Officials celebrate road extension

Wednesday, May 28, 2008 | 9:56 p.m. CDT; updated 12:16 a.m. CST, Wednesday, November 26, 2008

COLUMBIA — The $3.4 million extension of Chapel Hill Road from Scott Boulevard to Gillespie Bridge Road has been completed for four weeks, but those involved in the project didn’t celebrate its opening until Wednesday morning, when they held a ribbon cutting near the Daniel Boone Little League fields.

The Chapel Hill project, which stretches for 4,700 feet and was built by Emery Sapp and Sons, represents the combined efforts of city and county government. The majority of the cost was covered by the city’s capital improvements sales tax, but Boone County contributed $900,000 to the cause through its revenue sharing program, said David Mink, director of the county’s Public Works Department. Development fees also contributed.

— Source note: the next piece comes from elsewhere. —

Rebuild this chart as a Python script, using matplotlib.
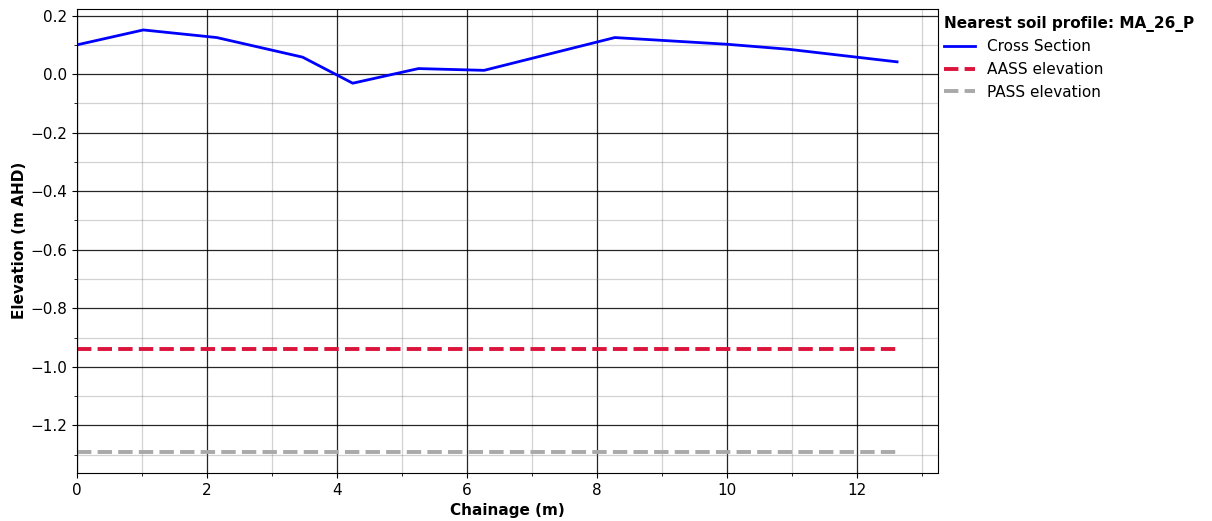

Although the final cost was about $500,000 more than the original bid, Second Ward Councilman Chris Janku said change orders on the project explain the differences.

The extension creates a new avenue for increasing traffic in the rapidly developing area of west Columbia. Mink called it a definite improvement.

“The traffic signal provides a safer connection,” he said. “Gillespie Bridge Road tended to flood, so it’s an all-weather connection.” The project includes a new drainage system.

Chapel Hill Road now splits the Daniel Boone fields, but children can walk back and forth between the fields using a pedestrian underpass beneath a bridge. The road also features a five-foot sidewalk on its south side and an eight-foot pedway on the north, Janku said.

Volunteers helped with landscaping by planting more than 2,000 feet of flower beds along the extension. The Stonecrest Neighborhood Association, the Daniel Boone Little League and Bob Walters planted six beds in the road’s median, said Leigh Britt, director of the city’s Office of Volunteer Services. She said all three signed agreements to care for the area for at least four years.

“It’s just a great example of how citizens can contribute to our infrastructures,” she said.

Janku said he was pleased with the result and said the city is working to make similar improvements elsewhere.

“We’re addressing infrastructure needs throughout the community,” he said. “There are a number of road projects that are moving forward.”

Progress in the western Columbia area isn’t over. Construction will begin next spring to widen Scott Boulevard to four lanes and to add a center turn lane and a median, said Mary Ellen Lea, interim director of the city Public Works Department. She expects that work to continue at least two years.